Auch mit Blick auf die Sekundärmigration – also das Weiterziehen Schutzsuchender von einem EU-Land ins nächste – würden Deutschlands Interessen nicht hinreichend berücksichtigt.
Seehofer beschwichtigte nun: „Natürlich schauen wir auf die Sekundärmigration.“ Dies sei eines der Hauptprobleme.
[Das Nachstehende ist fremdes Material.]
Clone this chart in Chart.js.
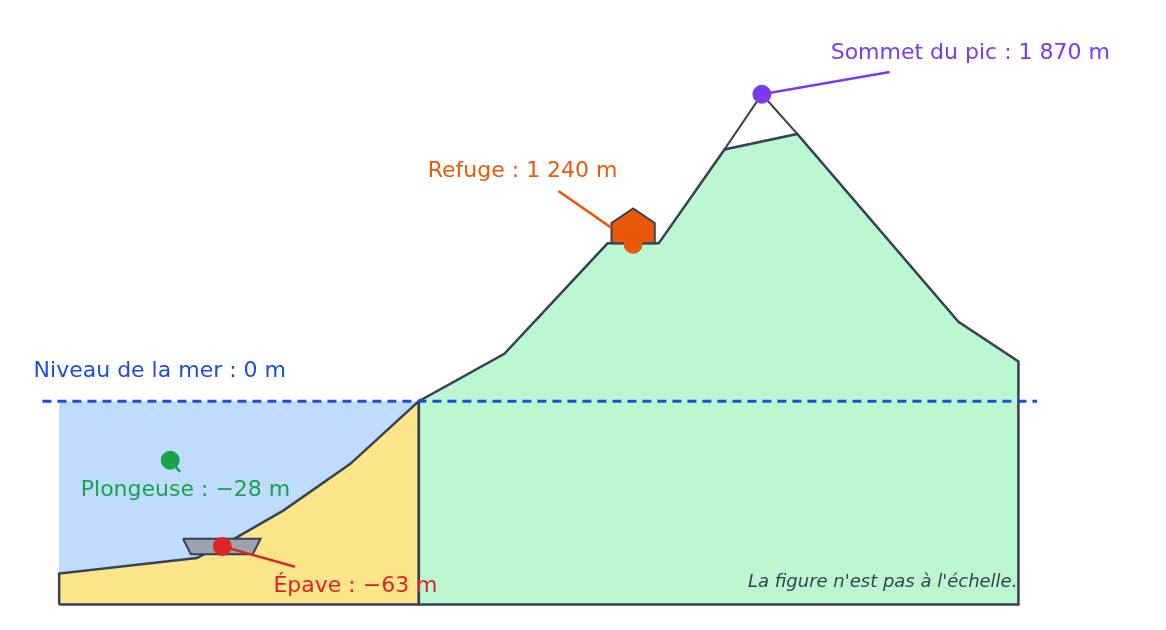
<!DOCTYPE html>
<html><head><meta charset="utf-8">
<script src="https://cdn.jsdelivr.net/npm/chart.js@4"></script>
<style>html,body{margin:0;padding:0;background:#fff}#w{width:1166px;height:630px}</style>
</head><body><div id="w"><canvas id="c"></canvas></div>
<script>
// Diagram coordinates (x: 0..1166, y: 0..630 with 0 at bottom)
const H = 630;
const seaX = [50, 416, 416, 50, 50];
const seaY = [226, 226, 16, 16, 226];
const bedX = [50, 50, 190, 225, 278, 346, 416, 416, 50];
const bedY = [16, 48, 64, 82, 113, 161, 226, 16, 16];
const mountX = [416, 416, 503, 608, 660, 727, 801, 965, 1026, 1026, 416];
const mountY = [16, 226, 275, 389, 389, 486, 502, 308, 267, 16, 16];
const peakX = [727, 765, 801];
const peakY = [486, 543, 502];
const boatX = [176, 255, 247, 184, 176];
const boatY = [84, 84, 68, 68, 84];
const hutX = [612, 612, 634, 656, 656, 612];
const hutY = [389, 410, 425, 410, 389, 389];
const seaLineX = [33, 1045];
const seaLineY = [226, 226];
const markers = [
  {name:'Sommet du pic : 1 870 m', x:765, y:543, lx:895, ly:566, tx:835, ty:585, color:'#7c3aed'},
  {name:'Refuge : 1 240 m', x:634, y:388, lx:558, ly:443, tx:425, ty:463, color:'#ea580c', from:[612,405]},
  {name:'Plongeuse : −28 m', x:163, y:165, lx:173, ly:153, tx:72, ty:134, color:'#16a34a'},
  {name:'Épave : −63 m', x:216, y:76, lx:290, ly:55, tx:268, ty:35, color:'#dc2626'}
];
const seaLabel = {text:'Niveau de la mer : 0 m', x:24, y:257, color:'#1d4ed8'};
const note = {text:"La figure n'est pas à l'échelle.", x:1025, y:39};

const pts = (xs, ys) => xs.map((x, i) => ({x, y: ys[i]}));
const outline = '#374151';
const datasets = [
  {data:pts(seaX,seaY), showLine:true, fill:'shape', backgroundColor:'#bfdbfe', borderWidth:0, pointRadius:0, order:10},
  {data:pts(bedX,bedY), showLine:true, fill:'shape', backgroundColor:'#fde68a', borderColor:outline, borderWidth:2.5, pointRadius:0, order:9},
  {data:pts(mountX,mountY), showLine:true, fill:'shape', backgroundColor:'#bbf7d0', borderColor:outline, borderWidth:2.5, pointRadius:0, order:8},
  {data:pts(peakX,peakY), showLine:true, borderColor:outline, borderWidth:2, pointRadius:0, order:7},
  {data:pts(seaLineX,seaLineY), showLine:true, borderColor:'#1d4ed8', borderWidth:3, borderDash:[9,6], pointRadius:0, order:6},
  {data:pts(boatX,boatY), showLine:true, fill:'shape', backgroundColor:'#9ca3af', borderColor:outline, borderWidth:2, pointRadius:0, order:5},
  {data:pts(hutX,hutY), showLine:true, fill:'shape', backgroundColor:'#ea580c', borderColor:outline, borderWidth:2, pointRadius:0, order:4}
];
markers.forEach((m, i) => {
  const f = m.from || [m.x, m.y];
  datasets.push({data:[{x:f[0],y:f[1]},{x:m.lx,y:m.ly}], showLine:true, borderColor:m.color, borderWidth:2.5, pointRadius:0, order:3});
  datasets.push({data:[{x:m.x,y:m.y}], showLine:false, backgroundColor:m.color, borderColor:m.color, pointRadius:9, order:2});
});

const textPlugin = {
  id:'texts',
  afterDatasetsDraw(chart){
    const {ctx, scales:{x, y}} = chart;
    ctx.save();
    ctx.textBaseline = 'middle';
    ctx.font = '22px "DejaVu Sans"';
    ctx.textAlign = 'left';
    markers.forEach(m => { ctx.fillStyle = m.color; ctx.fillText(m.name, x.getPixelForValue(m.tx), y.getPixelForValue(m.ty)); });
    ctx.fillStyle = seaLabel.color;
    ctx.fillText(seaLabel.text, x.getPixelForValue(seaLabel.x), y.getPixelForValue(seaLabel.y));
    ctx.font = 'italic 18px "DejaVu Sans"';
    ctx.fillStyle = '#374151';
    ctx.textAlign = 'right';
    ctx.fillText(note.text, x.getPixelForValue(note.x), y.getPixelForValue(note.y));
    ctx.restore();
  }
};

new Chart(document.getElementById('c'), {
  type:'scatter',
  data:{datasets},
  options:{
    responsive:true, maintainAspectRatio:false, animation:false,
    layout:{padding:0},
    plugins:{legend:{display:false}, tooltip:{enabled:false}},
    scales:{
      x:{type:'linear', min:0, max:1166, display:false},
      y:{type:'linear', min:0, max:H, display:false}
    }
  },
  plugins:[textPlugin]
});
</script></body></html>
Zudem schaue man darauf, „dass es nicht zu einer unkontrollierten Familienzusammenführung“ komme. „Aber deshalb muss man jetzt nicht das ganze Paket in Bausch und Bogen in Frage stellen.“ Er warnte: „Am schlechtesten wäre, wenn wir zu keiner Lösung kommen, und zwar für alle, auch für Deutschland.“
Der Bundesfachverband unbegleitete minderjährige Flüchtlinge (BumF) geht nicht davon aus, dass deutlich mehr Angehörige nachkommen. „Die Einbeziehung der Geschwister in die ,Kernfamilie' durch den Neuentwurf der sogenannten Dublin-Verordnung hat keine zwingende rechtliche Änderung der deutschen Situation zum Geschwisternachzug zur Folge“, sagte die Expertin Ulrike Schwarz.
Seehofer strebt an, dass bei einem Innenministertreffen Anfang Dezember zumindest bei den heiklen Fragen eine politische Einigung erzielt wird. Im November solle ein zusätzliches Ministertreffen eingeschoben werden.
Mittelmeerstaaten wie Italien oder Malta, in denen Migranten häufig in Europa ankommen, wollten nicht „auf den Flüchtlingen sitzenbleiben“, sagte Seehofer. Andere Länder – etwa Visegrad-Staaten wie Tschechien und Ungarn – hätten wiederum „etwas Distanz zur verpflichtenden Solidarität“.
Diese Positionen müssten nun in bilateralen Gesprächen zusammengebracht werden. Seehofer sprach von einem „gewaltigen Werk“, das zustande gebracht werden solle. Zugleich betonte er, dass durch eine Vorprüfung an den EU-Außengrenzen die Zahl jener Menschen, die in Europa bleiben dürften, deutlich reduziert werde. Dadurch würden auch Probleme wie sekundäre Migration, die Verteilung oder die Solidarität geringer.